Без насилия фильмы обоих режиссёров застыли бы, как будильник, в котором закончился завод. Возможно, в этом и заключается особая ценность этих фильмов для зрителя – не отождествлять себя с персонажами, не вливать в себя ещё немного чужого насилия, увидев, что им движим мир. В этом нет банального морализаторства – фильмы лишь показывают такой мир детально и без авторских наставлений. Выбор остаётся за зрителем, который смотрит и не понимает, зачем убивать арабов, насиловать девочек/женщин/мужчин, травить людей собаками… Не понимает причин, но принимает невозможность и кошмарность таких действий.
Интересно, что картина отчуждения, созданная в фильмах обоих режиссёров, – не приём, а данность. Зрителю представлен целостный мир, который словно не знает изменений – это выражается и на уровне пунктирного или эллиптического нарратива, и в беспричинных (или воспринимаемых такими) поступках персонажей фильма. С помощью выбранной дистанции, с определённым отношением у Гранриё и Дюмона получается ничто иное, как представление человека.
 
8.
Тёмный и тусклый мир Гранриё является обратной стороной прозрачного, вываренного в соли мира Дюмона. Неверный фокус с малой глубиной резкости versus пространство, проработанное фокусом «на бесконечность». Гетерогенная фактура против гомогенной. Кардинально отличающийся подход с одинаковым результатом – максимальным отчуждением от персонажей, к которым, как казалось в процессе просмотра, можно всё же относиться более близко, понимающе, сочувствующе.
Итак, возможность сличить, сравнить себя с персонажем устранена, но ресурс зрительского самоотождествления не исчерпан. И он успешно истрачивается на отождествление с визуальным пространством фильма: пейзажами, движениями, позами, деревьями, болотами, пустыней, озером. Так как напряжение этого процесса весьма сильно, то оно трансформируется в восприятие – прикосновения у Гранриё и взгляда у Дюмона. Однако не следует забывать и о запахе – этом фантоме кинематографа, который зритель возвращает фильму из личных запасников перцепции. Свежесть снега, сырой запах дерева, папирусный аромат болота, пыльность земли, живость тела, ржавчина крови.
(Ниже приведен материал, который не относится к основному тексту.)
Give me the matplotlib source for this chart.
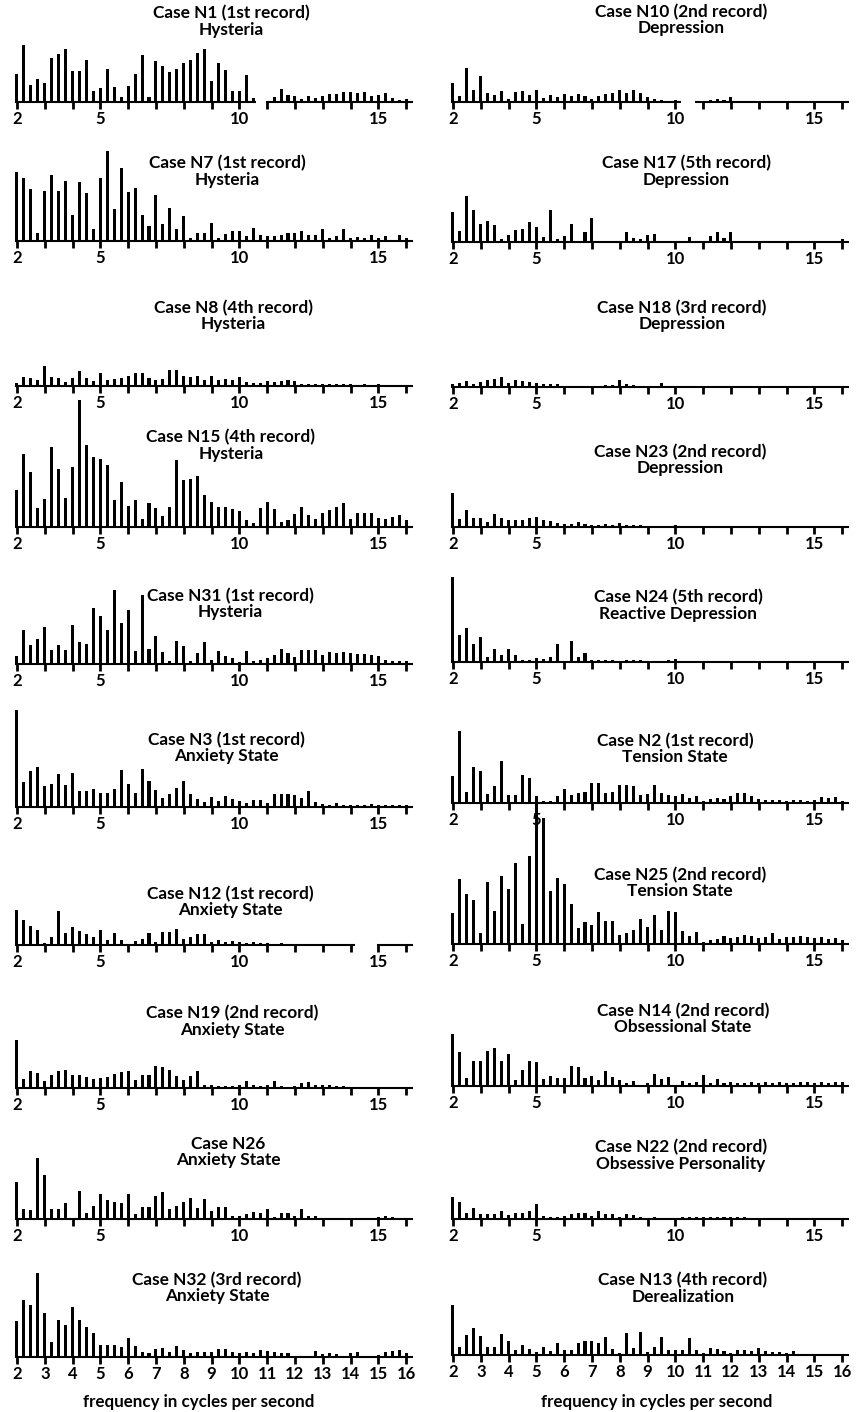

И здесь, на самой вершине восприятия, подключается и другой фантом – вкус.
 
9.
Это замечательно, что фильмы Гранриё и Дюмона – зеркала, которые ничего не отражают. Зритель не может увидеть в них себя, совпасть со своим отражением, посочувствовать ему, а это означает, что зритель ещё не научился жить насилием, и оно не является движущей силой его жизни.
Зритель взбудоражен и растерян – и это тоже замечательно. Это означет, что сингулярные фильмы неконвенциональных режиссёров не стали регулярностью и конвенцией.
Зрители ещё не превратились в персонажей этих фильмов, и остаётся слабая надежда, что, вглядываясь в слепое зеркало, не превратятся никогда.